Materials provided >>
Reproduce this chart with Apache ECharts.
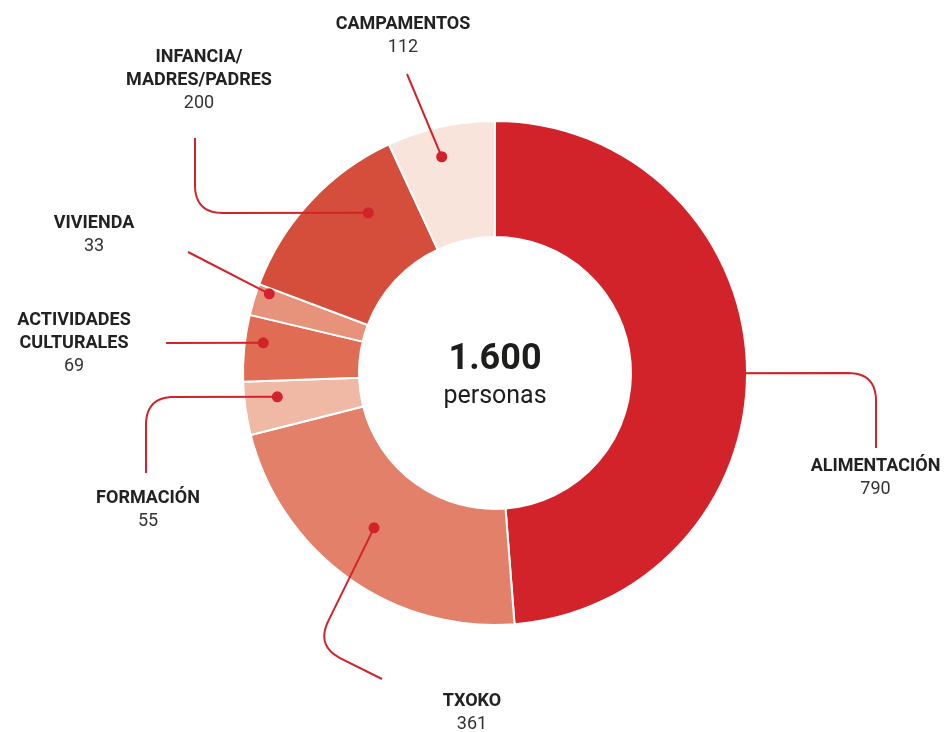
<!DOCTYPE html>
<html><head><meta charset="utf-8">
<script src="https://cdn.jsdelivr.net/npm/echarts@6/dist/echarts.min.js"></script>
<style>html,body{margin:0;padding:0;background:#fff}#c{width:950px;height:732px}</style>
</head><body><div id="c"></div>
<script>
// ---- data ----
const categories = ['ALIMENTACIÓN', 'TXOKO', 'FORMACIÓN', 'ACTIVIDADES\nCULTURALES', 'VIVIENDA', 'INFANCIA/\nMADRES/PADRES', 'CAMPAMENTOS'];
const values = [790, 361, 55, 69, 33, 200, 112];
const totalLabel = '1.600';
const totalCaption = 'personas';

// ---- styles ----
const colors = ['#D2232A', '#E2806A', '#F0B9A5', '#E06D53', '#E7927A', '#D54E3C', '#F9E4DC'];
const accent = '#D2232A';
const textColor = '#222222';

// ---- layout (annotation placement) ----
const CX = 495, CY = 373, R_IN = 136, R_OUT = 252;
const CORNER = 28;
// dot: [radius px, fraction along its slice]
const dotPlace = [[205, 0.513], [196.5, 0.529], [219, 0.653], [233.7, 0.615], [239.2, 0.818], [204.2, 0.697], [222.7, 0.444]];
// label top-centre, optional elbow, line end
const labelPlace = [
  { x: 875.5, y: 455, elbow: [876, 373], end: [876, 448] },
  { x: 472, y: 690, elbow: [316, 646], end: [382, 679] },
  { x: 148, y: 487, elbow: [146, 397], end: [146, 473] },
  { x: 74, y: 309, elbow: null, end: [166, 343] },
  { x: 94, y: 212, elbow: null, end: [188, 252] },
  { x: 199, y: 46, elbow: [195, 213], end: [195, 138] },
  { x: 403, y: 13, elbow: null, end: [407, 74] }
];

const total = values.reduce((a, b) => a + b, 0);
const starts = [];
values.reduce((acc, v, i) => { starts[i] = acc; return acc + v; }, 0);
const dotData = values.map((v, i) => [dotPlace[i][0], starts[i] + dotPlace[i][1] * v]);

function leaderPoints(p0, elbow, end) {
  if (!elbow) return [p0, end];
  const d1 = Math.hypot(p0[0] - elbow[0], p0[1] - elbow[1]);
  const d2 = Math.hypot(end[0] - elbow[0], end[1] - elbow[1]);
  const rr = Math.min(CORNER, d1 * 0.5, d2 * 0.5);
  const a = [elbow[0] + (p0[0] - elbow[0]) * rr / d1, elbow[1] + (p0[1] - elbow[1]) * rr / d1];
  const b = [elbow[0] + (end[0] - elbow[0]) * rr / d2, elbow[1] + (end[1] - elbow[1]) * rr / d2];
  const pts = [p0, a];
  const N = 16;
  for (let k = 1; k < N; k++) {
    const t = k / N, u = 1 - t;
    pts.push([u * u * a[0] + 2 * u * t * elbow[0] + t * t * b[0], u * u * a[1] + 2 * u * t * elbow[1] + t * t * b[1]]);
  }
  pts.push(b, end);
  return pts;
}

const chart = echarts.init(document.getElementById('c'), null, { renderer: 'canvas' });
chart.setOption({
  backgroundColor: '#ffffff',
  animation: false,
  title: [
    { text: totalLabel, left: CX - 5, top: 337, textAlign: 'center',
      textStyle: { fontFamily: 'Roboto', fontWeight: 'bold', fontSize: 36, color: '#1d1d1b' } },
    { text: totalCaption, left: CX - 5, top: 379, textAlign: 'center',
      textStyle: { fontFamily: 'Roboto', fontWeight: 'normal', fontSize: 25, color: '#1d1d1b' } }
  ],
  polar: { center: [CX, CY], radius: R_OUT },
  angleAxis: { type: 'value', min: 0, max: total, startAngle: 90, clockwise: true, show: false },
  radiusAxis: { type: 'value', min: 0, max: R_OUT, show: false },
  series: [
    {
      type: 'pie',
      center: [CX, CY],
      radius: [R_IN, R_OUT],
      startAngle: 90,
      clockwise: true,
      avoidLabelOverlap: false,
      itemStyle: { borderColor: '#ffffff', borderWidth: 2 },
      emphasis: { disabled: true },
      data: values.map((v, i) => ({ name: categories[i], value: v, itemStyle: { color: colors[i] } })),
      label: {
        show: true,
        formatter: function (p) {
          return p.name.split('\n').map(s => '{n|' + s + '}').join('\n') + '\n{v|' + p.value + '}';
        },
        rich: {
          n: { fontFamily: 'Roboto', fontWeight: 'bold', fontSize: 18, color: textColor, lineHeight: 23, align: 'center' },
          v: { fontFamily: 'Roboto', fontWeight: 'normal', fontSize: 18, color: '#333333', lineHeight: 23, align: 'center' }
        }
      },
      labelLine: { show: false },
      labelLayout: function (params) {
        const L = labelPlace[params.dataIndex];
        return { x: L.x, y: L.y, align: 'center', verticalAlign: 'top' };
      }
    },
    {
      type: 'custom',
      coordinateSystem: 'polar',
      silent: true,
      z: 5,
      data: dotData,
      renderItem: function (params, api) {
        const i = params.dataIndex;
        const p0 = api.coord([api.value(0), api.value(1)]);
        const L = labelPlace[i];
        return {
          type: 'group',
          children: [
            { type: 'polyline', shape: { points: leaderPoints(p0, L.elbow, L.end) },
              style: { stroke: accent, lineWidth: 2, fill: 'none' } },
            { type: 'circle', shape: { cx: p0[0], cy: p0[1], r: 5.5 }, style: { fill: accent } }
          ]
        };
      }
    }
  ]
});
</script></body></html>
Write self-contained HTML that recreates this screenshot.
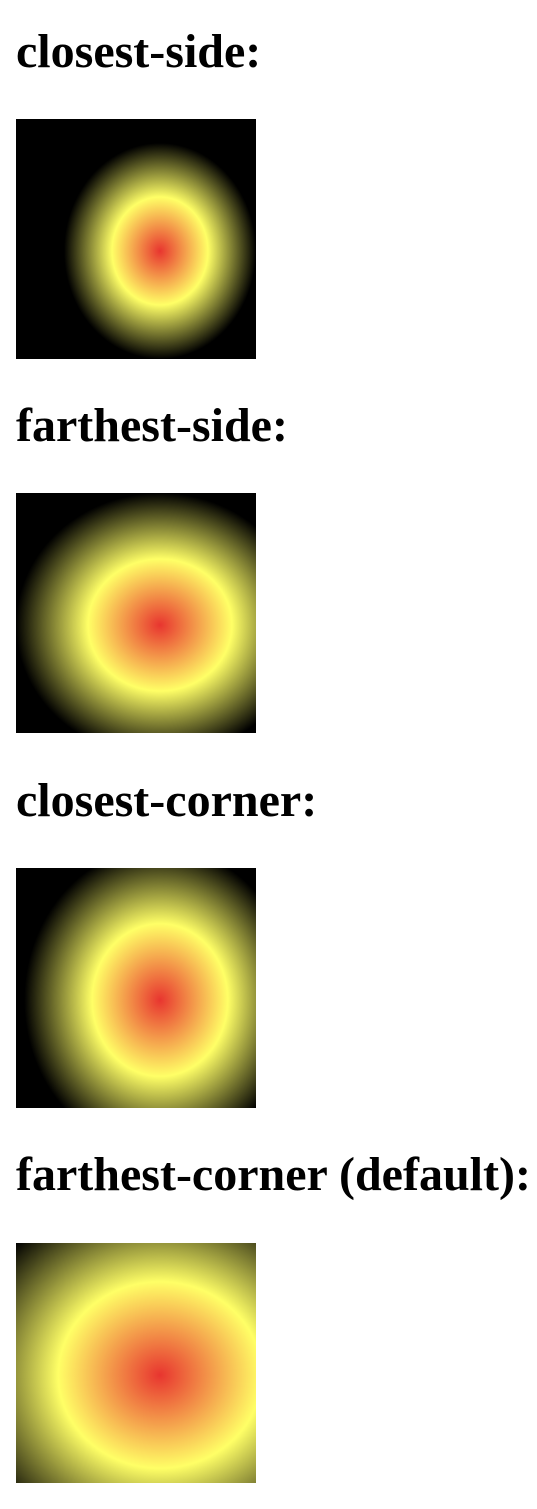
<!DOCTYPE html>
<html><head><meta charset="utf-8">
<style>
html,body{margin:0;padding:0;background:#fff;width:537px;height:1509px;overflow:hidden;position:relative}
h2{position:absolute;left:16px;margin:0;font:bold 48px/48px "Liberation Serif",serif;color:#000;white-space:nowrap}
.g{position:absolute;left:16px;width:240px;height:240px}
</style></head><body>
<h2 style="top:28px">closest-side:</h2>
<div class="g" style="top:119px;background:radial-gradient(closest-side at 60% 55%,#e8352f,#ffff66,#000)"></div>
<h2 style="top:402px">farthest-side:</h2>
<div class="g" style="top:493px;background:radial-gradient(farthest-side at 60% 55%,#e8352f,#ffff66,#000)"></div>
<h2 style="top:777px">closest-corner:</h2>
<div class="g" style="top:868px;background:radial-gradient(closest-corner at 60% 55%,#e8352f,#ffff66,#000)"></div>
<h2 style="top:1151px">farthest-corner (default):</h2>
<div class="g" style="top:1243px;background:radial-gradient(farthest-corner at 60% 55%,#e8352f,#ffff66,#000)"></div>
</body></html>
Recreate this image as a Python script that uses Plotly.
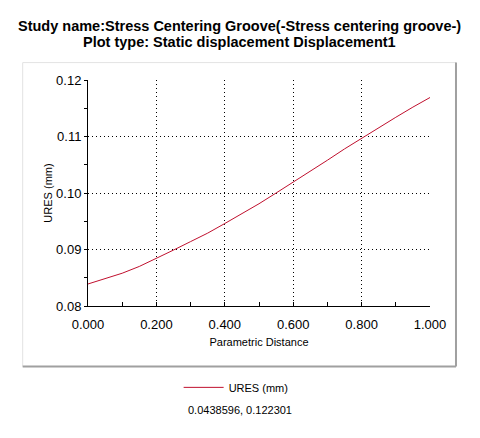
import plotly.graph_objects as go

# parametric distance along the probe path and the resultant displacement
distance = [0.0, 0.05, 0.1, 0.15, 0.2, 0.25, 0.3, 0.35, 0.4, 0.45, 0.5,
            0.55, 0.6, 0.65, 0.7, 0.75, 0.8, 0.85, 0.9, 0.95, 1.0]
ures_mm = [0.0839, 0.0848, 0.0858, 0.0870, 0.0884, 0.0899, 0.0914, 0.0929, 0.0946, 0.0963, 0.0981,
           0.1000, 0.1019, 0.1038, 0.1058, 0.1078, 0.1097, 0.1116, 0.1134, 0.1152, 0.1169]

x_ticks = [0.0, 0.2, 0.4, 0.6, 0.8, 1.0]
x_labels = ["0.000", "0.200", "0.400", "0.600", "0.800", "1.000"]
y_ticks = [0.08, 0.09, 0.10, 0.11, 0.12]
y_labels = ["0.08", "0.09", "0.10", "0.11", "0.12"]

title_lines = ["Study name:Stress Centering Groove(-Stress centering groove-)",
               "Plot type: Static displacement Displacement1"]
cursor_text = "0.0438596, 0.122301"

FONT = "Arial, 'Liberation Sans', sans-serif"

fig = go.Figure()
fig.add_trace(go.Scatter(
    x=distance, y=ures_mm, mode="lines", name="URES (mm)",
    line=dict(color="#c0102e", width=1),
))

axis_common = dict(
    showline=True, linecolor="black", linewidth=1,
    showgrid=True, gridcolor="black", gridwidth=1, griddash="1px,3px",
    zeroline=False, tickcolor="black",
    tickfont=dict(family=FONT, size=13, color="black"),
    title_font=dict(family=FONT, size=11, color="black"),
)

fig.update_xaxes(
    range=[0, 1], tickvals=x_ticks, ticktext=x_labels,
    ticks="inside", ticklen=4, ticklabelstandoff=6,
    minor=dict(dtick=0.1, ticks="inside", ticklen=4, tickcolor="black", showgrid=False),
    title_text="Parametric Distance", title_standoff=7,
    **axis_common,
)
fig.update_yaxes(
    range=[0.08, 0.12], tickvals=y_ticks, ticktext=y_labels,
    ticks="outside", ticklen=3,
    minor=dict(dtick=0.005, ticks="outside", ticklen=3, tickcolor="black", showgrid=False),
    **axis_common,
)

# second, tick-only y axis so the minor ticks cross the axis line
fig.update_layout(yaxis2=dict(
    overlaying="y", anchor="x", side="left", range=[0.08, 0.12],
    tickmode="linear", tick0=0.08, dtick=0.01, ticks="", showticklabels=False,
    showgrid=False, showline=False, zeroline=False,
    minor=dict(dtick=0.005, ticks="inside", ticklen=3, tickcolor="black", showgrid=False),
))

# panel frame around the plot (light top/left, shaded bottom/right)
px0, px1, py0, py1 = -0.191, 1.076, -0.268, 1.077
fig.add_shape(type="line", xref="paper", yref="paper", x0=px0, x1=px1, y0=py1, y1=py1,
              line=dict(color="#e3e3e3", width=1))
fig.add_shape(type="line", xref="paper", yref="paper", x0=px0, x1=px0, y0=py0, y1=py1,
              line=dict(color="#e3e3e3", width=1))
fig.add_shape(type="line", xref="paper", yref="paper", x0=px1, x1=px1, y0=py0, y1=py1,
              line=dict(color="#a0a0a0", width=2))
fig.add_shape(type="line", xref="paper", yref="paper", x0=px0, x1=px1, y0=py0, y1=py0,
              line=dict(color="#a0a0a0", width=2))

for text, ypos in zip(title_lines, [1.241, 1.166]):
    fig.add_annotation(text=f"<b>{text}</b>", xref="paper", yref="paper", x=0.444, y=ypos,
                       showarrow=False, xanchor="center", yanchor="middle",
                       font=dict(family=FONT, size=14.5, color="black"))

fig.add_annotation(text="URES (mm)", xref="paper", yref="paper", x=-0.118, y=0.5,
                   textangle=-90, showarrow=False, xanchor="center", yanchor="middle",
                   xshift=0, font=dict(family=FONT, size=11, color="black"))

fig.add_annotation(text=cursor_text, xref="paper", yref="paper", x=0.444, y=-0.462,
                   showarrow=False, xanchor="center", yanchor="middle",
                   font=dict(family=FONT, size=11, color="black"))

# the page body adds an 8px offset, so the figure is 8px smaller and margins shifted
fig.update_layout(
    width=472, height=430,
    margin=dict(l=80, r=50, t=72, b=132),
    paper_bgcolor="white", plot_bgcolor="white",
    showlegend=True,
    legend=dict(x=0.265, y=-0.36, xanchor="left", yanchor="middle",
                orientation="h", bgcolor="rgba(0,0,0,0)", itemwidth=40,
                font=dict(family=FONT, size=11, color="black")),
)

fig.write_html("out.html")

The request >> Whenever "this" turns up in a line, pick that line out.

Worked solution >>
Reproduce this chart with Apache ECharts.
Write self-contained HTML that recreates this screenshot.
Recreate this image as a Python script that uses Plotly.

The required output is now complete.